Task description ▸
Copy each line below exactly and leave the pictures out.
------
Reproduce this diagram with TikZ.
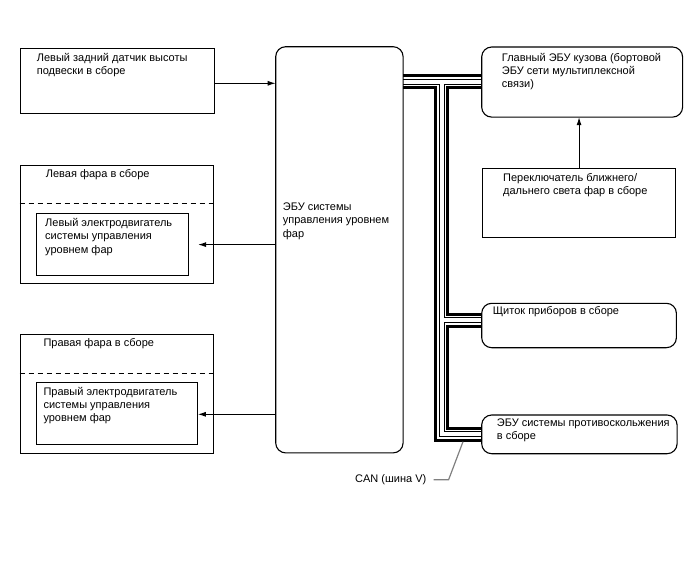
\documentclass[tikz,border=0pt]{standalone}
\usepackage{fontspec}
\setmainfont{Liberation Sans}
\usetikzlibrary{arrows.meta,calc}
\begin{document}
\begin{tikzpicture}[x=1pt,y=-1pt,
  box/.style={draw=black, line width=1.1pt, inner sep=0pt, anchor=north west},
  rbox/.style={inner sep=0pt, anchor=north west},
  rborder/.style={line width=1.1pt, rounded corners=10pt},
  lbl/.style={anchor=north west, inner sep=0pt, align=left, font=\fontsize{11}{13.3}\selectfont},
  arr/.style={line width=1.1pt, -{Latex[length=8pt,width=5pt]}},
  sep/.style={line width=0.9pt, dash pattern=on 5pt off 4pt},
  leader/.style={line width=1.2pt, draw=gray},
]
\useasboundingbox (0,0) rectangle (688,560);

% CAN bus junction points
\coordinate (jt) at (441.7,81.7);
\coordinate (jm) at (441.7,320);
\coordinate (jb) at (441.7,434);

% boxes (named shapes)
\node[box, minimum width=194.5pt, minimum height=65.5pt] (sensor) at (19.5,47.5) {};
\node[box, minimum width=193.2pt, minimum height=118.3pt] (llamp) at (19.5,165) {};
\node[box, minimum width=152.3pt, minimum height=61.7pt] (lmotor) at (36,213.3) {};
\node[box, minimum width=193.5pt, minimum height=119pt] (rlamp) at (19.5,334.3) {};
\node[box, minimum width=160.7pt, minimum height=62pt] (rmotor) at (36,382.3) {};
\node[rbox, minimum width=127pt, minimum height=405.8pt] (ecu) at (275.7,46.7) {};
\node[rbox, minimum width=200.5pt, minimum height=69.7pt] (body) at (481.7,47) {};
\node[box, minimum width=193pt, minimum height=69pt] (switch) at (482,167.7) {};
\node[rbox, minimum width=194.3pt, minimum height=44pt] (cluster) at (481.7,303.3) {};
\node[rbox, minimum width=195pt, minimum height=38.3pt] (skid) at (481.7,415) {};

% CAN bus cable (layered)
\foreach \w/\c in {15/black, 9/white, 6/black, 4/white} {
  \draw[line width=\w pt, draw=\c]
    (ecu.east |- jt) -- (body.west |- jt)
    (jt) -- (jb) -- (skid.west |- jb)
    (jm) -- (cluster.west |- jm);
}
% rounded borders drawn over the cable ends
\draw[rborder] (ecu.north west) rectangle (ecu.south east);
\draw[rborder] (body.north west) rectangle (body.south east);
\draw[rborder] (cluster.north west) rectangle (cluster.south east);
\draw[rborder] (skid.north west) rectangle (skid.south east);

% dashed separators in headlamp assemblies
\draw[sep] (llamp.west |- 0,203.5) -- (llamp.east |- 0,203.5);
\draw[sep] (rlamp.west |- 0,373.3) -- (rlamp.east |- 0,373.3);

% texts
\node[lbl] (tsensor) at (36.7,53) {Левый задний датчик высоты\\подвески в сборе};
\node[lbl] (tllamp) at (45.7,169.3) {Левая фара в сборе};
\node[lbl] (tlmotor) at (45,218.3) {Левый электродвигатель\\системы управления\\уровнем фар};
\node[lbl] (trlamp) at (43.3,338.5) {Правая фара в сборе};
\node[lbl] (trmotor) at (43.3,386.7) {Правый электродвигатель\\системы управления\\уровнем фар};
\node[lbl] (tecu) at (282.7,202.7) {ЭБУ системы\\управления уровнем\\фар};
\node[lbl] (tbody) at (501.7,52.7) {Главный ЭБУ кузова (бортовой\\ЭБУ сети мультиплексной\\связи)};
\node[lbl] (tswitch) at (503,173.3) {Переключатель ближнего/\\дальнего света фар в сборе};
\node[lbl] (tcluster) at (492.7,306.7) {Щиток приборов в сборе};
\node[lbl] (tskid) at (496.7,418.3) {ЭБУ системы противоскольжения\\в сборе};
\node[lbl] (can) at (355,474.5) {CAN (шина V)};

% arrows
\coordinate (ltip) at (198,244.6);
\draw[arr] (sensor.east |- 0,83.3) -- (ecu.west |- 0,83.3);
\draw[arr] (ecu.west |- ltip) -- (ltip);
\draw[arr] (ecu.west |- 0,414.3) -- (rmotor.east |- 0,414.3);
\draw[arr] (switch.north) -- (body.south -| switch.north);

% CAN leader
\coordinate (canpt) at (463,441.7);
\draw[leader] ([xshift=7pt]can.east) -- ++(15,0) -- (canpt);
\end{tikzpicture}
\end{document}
------
Result of this task ▸
Reproduce this diagram with TikZ.
\documentclass[tikz,border=0pt]{standalone}
\usepackage{fontspec}
\setmainfont{Liberation Sans}
\usetikzlibrary{arrows.meta,calc}
\begin{document}
\begin{tikzpicture}[x=1pt,y=-1pt,
  box/.style={draw=black, line width=1.1pt, inner sep=0pt, anchor=north west},
  rbox/.style={inner sep=0pt, anchor=north west},
  rborder/.style={line width=1.1pt, rounded corners=10pt},
  lbl/.style={anchor=north west, inner sep=0pt, align=left, font=\fontsize{11}{13.3}\selectfont},
  arr/.style={line width=1.1pt, -{Latex[length=8pt,width=5pt]}},
  sep/.style={line width=0.9pt, dash pattern=on 5pt off 4pt},
  leader/.style={line width=1.2pt, draw=gray},
]
\useasboundingbox (0,0) rectangle (688,560);

% CAN bus junction points
\coordinate (jt) at (441.7,81.7);
\coordinate (jm) at (441.7,320);
\coordinate (jb) at (441.7,434);

% boxes (named shapes)
\node[box, minimum width=194.5pt, minimum height=65.5pt] (sensor) at (19.5,47.5) {};
\node[box, minimum width=193.2pt, minimum height=118.3pt] (llamp) at (19.5,165) {};
\node[box, minimum width=152.3pt, minimum height=61.7pt] (lmotor) at (36,213.3) {};
\node[box, minimum width=193.5pt, minimum height=119pt] (rlamp) at (19.5,334.3) {};
\node[box, minimum width=160.7pt, minimum height=62pt] (rmotor) at (36,382.3) {};
\node[rbox, minimum width=127pt, minimum height=405.8pt] (ecu) at (275.7,46.7) {};
\node[rbox, minimum width=200.5pt, minimum height=69.7pt] (body) at (481.7,47) {};
\node[box, minimum width=193pt, minimum height=69pt] (switch) at (482,167.7) {};
\node[rbox, minimum width=194.3pt, minimum height=44pt] (cluster) at (481.7,303.3) {};
\node[rbox, minimum width=195pt, minimum height=38.3pt] (skid) at (481.7,415) {};

% CAN bus cable (layered)
\foreach \w/\c in {15/black, 9/white, 6/black, 4/white} {
  \draw[line width=\w pt, draw=\c]
    (ecu.east |- jt) -- (body.west |- jt)
    (jt) -- (jb) -- (skid.west |- jb)
    (jm) -- (cluster.west |- jm);
}
% rounded borders drawn over the cable ends
\draw[rborder] (ecu.north west) rectangle (ecu.south east);
\draw[rborder] (body.north west) rectangle (body.south east);
\draw[rborder] (cluster.north west) rectangle (cluster.south east);
\draw[rborder] (skid.north west) rectangle (skid.south east);

% dashed separators in headlamp assemblies
\draw[sep] (llamp.west |- 0,203.5) -- (llamp.east |- 0,203.5);
\draw[sep] (rlamp.west |- 0,373.3) -- (rlamp.east |- 0,373.3);

% texts
\node[lbl] (tsensor) at (36.7,53) {Левый задний датчик высоты\\подвески в сборе};
\node[lbl] (tllamp) at (45.7,169.3) {Левая фара в сборе};
\node[lbl] (tlmotor) at (45,218.3) {Левый электродвигатель\\системы управления\\уровнем фар};
\node[lbl] (trlamp) at (43.3,338.5) {Правая фара в сборе};
\node[lbl] (trmotor) at (43.3,386.7) {Правый электродвигатель\\системы управления\\уровнем фар};
\node[lbl] (tecu) at (282.7,202.7) {ЭБУ системы\\управления уровнем\\фар};
\node[lbl] (tbody) at (501.7,52.7) {Главный ЭБУ кузова (бортовой\\ЭБУ сети мультиплексной\\связи)};
\node[lbl] (tswitch) at (503,173.3) {Переключатель ближнего/\\дальнего света фар в сборе};
\node[lbl] (tcluster) at (492.7,306.7) {Щиток приборов в сборе};
\node[lbl] (tskid) at (496.7,418.3) {ЭБУ системы противоскольжения\\в сборе};
\node[lbl] (can) at (355,474.5) {CAN (шина V)};

% arrows
\coordinate (ltip) at (198,244.6);
\draw[arr] (sensor.east |- 0,83.3) -- (ecu.west |- 0,83.3);
\draw[arr] (ecu.west |- ltip) -- (ltip);
\draw[arr] (ecu.west |- 0,414.3) -- (rmotor.east |- 0,414.3);
\draw[arr] (switch.north) -- (body.south -| switch.north);

% CAN leader
\coordinate (canpt) at (463,441.7);
\draw[leader] ([xshift=7pt]can.east) -- ++(15,0) -- (canpt);
\end{tikzpicture}
\end{document}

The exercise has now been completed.